Case 1: Defining Quality of Life
At Thurston Elementary in Ann Arbor, Michigan, third-grade teacher Jessica Anderson connects natural science, social studies, and beginning economics in a unit on life values. She begins by asking: "What do we need for a quality life?" Answers typically include food, clean water, education, and entertainment. By categorizing these responses, students discover that humans have different kinds of needs: physical, material, emotional, and intellectual.
Next, her students differentiate between needs and wants by prioritizing things such as water, shelter, love, school, and toys. Students identify and talk about what influences their wants, including media and friends.
Anderson then poses another question: What resources are necessary to meet our needs? To answer this, students use concept maps to illustrate the human, natural, and capital resources that support a need they identified. Students might discover, for example, that education requires teachers, friends, and family (human resources); books, computers, TVs, and pencils (capital resources); and trees, lakes, and plants (natural resources). Mapping resources introduces students to important economic terms, and also helps them to understand how different types of resources are related.
Case 2: Exploring Ecosystems
At East Middle School in Ypsilanti, Michigan, sixth-grade science teacher Gloria Voght teaches a unit on the importance of wetland ecosystems. Her students learn about the energy available in these ecosystems, their role in our everyday life, and why we need to preserve them. The class creates a "living machine:" a mini biosphere stocked with plants, fish, and microorganisms. Students develop hypotheses about the wetland's ability to purify water, and test their theories by "contaminating" it with red soda and collecting data on temperature and oxygen levels.
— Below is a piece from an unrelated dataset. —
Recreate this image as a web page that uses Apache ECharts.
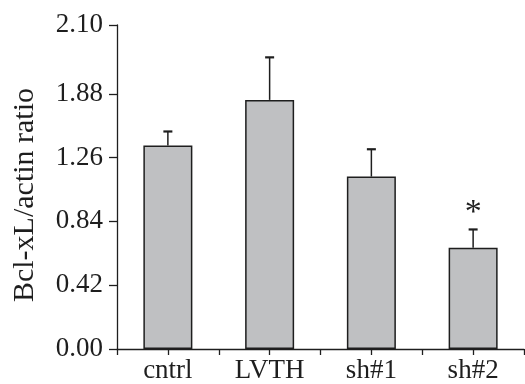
<!DOCTYPE html>
<html>
<head>
<meta charset="utf-8">
<script src="https://cdn.jsdelivr.net/npm/echarts@6/dist/echarts.min.js"></script>
<style>
html,body{margin:0;padding:0;background:#fff;}
#chart{width:525px;height:384px;}
</style>
</head>
<body>
<div id="chart"></div>
<script>
var categories = ['cntrl', 'LVTH', 'sh#1', 'sh#2'];
var means = [1.34, 1.64, 1.135, 0.667];
var upperErrors = [0.092, 0.28, 0.18, 0.12];
var significance = ['', '', '', '*'];
var yTickValues = [0, 0.42, 0.84, 1.26, 1.68, 2.133];
var yTickLabels = ['0.00', '0.42', '0.84', '1.26', '1.88', '2.10'];
var yTitle = 'Bcl-xL/actin ratio';

var INK = '#1e1e1e';
var FONT = '"Liberation Serif", "Times New Roman", serif';

function labelFor(v) {
  var best = 0, bd = Infinity;
  for (var i = 0; i < yTickValues.length; i++) {
    var d = Math.abs(yTickValues[i] - v);
    if (d < bd) { bd = d; best = i; }
  }
  return yTickLabels[best];
}

var errData = categories.map(function (c, i) {
  return [i, means[i], means[i] + upperErrors[i]];
});

var chart = echarts.init(document.getElementById('chart'), null, {renderer: 'canvas'});
chart.setOption({
  animation: false,
  backgroundColor: '#fff',
  grid: {left: 117, right: 1, top: 25, bottom: 34},
  xAxis: [{
    type: 'category',
    data: categories,
    axisLine: {show: true, lineStyle: {color: INK, width: 1.3}},
    axisTick: {show: true, length: 6, interval: 0, lineStyle: {color: INK, width: 1.3}},
    axisLabel: {interval: 0, margin: 8, color: INK, fontFamily: FONT, fontSize: 27}
  }, {
    type: 'category',
    data: categories,
    position: 'bottom',
    axisLine: {show: false},
    axisTick: {show: true, alignWithLabel: true, length: 6, interval: 0, lineStyle: {color: INK, width: 1.3}},
    axisLabel: {show: false}
  }],
  yAxis: {
    type: 'value',
    min: 0,
    max: yTickValues[yTickValues.length - 1],
    splitLine: {show: false},
    axisLine: {show: true, lineStyle: {color: INK, width: 1.3}},
    axisTick: {show: true, length: 8, customValues: yTickValues, lineStyle: {color: INK, width: 1.3}},
    axisLabel: {
      customValues: yTickValues,
      margin: 14, color: INK, fontFamily: FONT, fontSize: 27,
      formatter: function (v) { return labelFor(v); }
    },
    name: yTitle,
    nameLocation: 'middle',
    nameRotate: 90,
    nameGap: 77,
    nameTextStyle: {color: INK, fontFamily: FONT, fontSize: 30, padding: [0, 16, 0, 0]}
  },
  series: [{
    type: 'bar',
    data: means,
    barWidth: 49,
    itemStyle: {color: '#bfc0c2', borderColor: INK, borderWidth: 1.5},
    z: 2
  }, {
    type: 'custom',
    data: errData,
    z: 3,
    renderItem: function (params, api) {
      var i = api.value(0);
      var base = api.coord([i, api.value(1)]);
      var top = api.coord([i, api.value(2)]);
      var sig = significance[params.dataIndex];
      var children = [
        {type: 'line', shape: {x1: base[0], y1: base[1], x2: top[0], y2: top[1]},
         style: {stroke: INK, lineWidth: 1.5}},
        {type: 'line', shape: {x1: top[0] - 4.5, y1: top[1], x2: top[0] + 4.5, y2: top[1]},
         style: {stroke: INK, lineWidth: 2.2}}
      ];
      if (sig) {
        children.push({type: 'text', x: top[0], y: top[1] - 16,
          style: {text: sig, fill: INK, font: '34px ' + FONT, align: 'center', verticalAlign: 'middle'}});
      }
      return {type: 'group', children: children};
    }
  }]
});
</script>
</body>
</html>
To link the experiment to the local watershed, students research how everyday actions--like fertilizing the lawn--affect the nearby Huron River. As a final project, students work with the local watershed council to clean neighborhood storm drains, place "Dump No Waste" labels on them, and distribute educational leaflets to area residents.
"Students seem to take the energy available to them for granted," says Voght. "Most aren't aware of the hidden costs of our lifestyle. That's why this unit culminates with activities that empower them to make contributions to their community."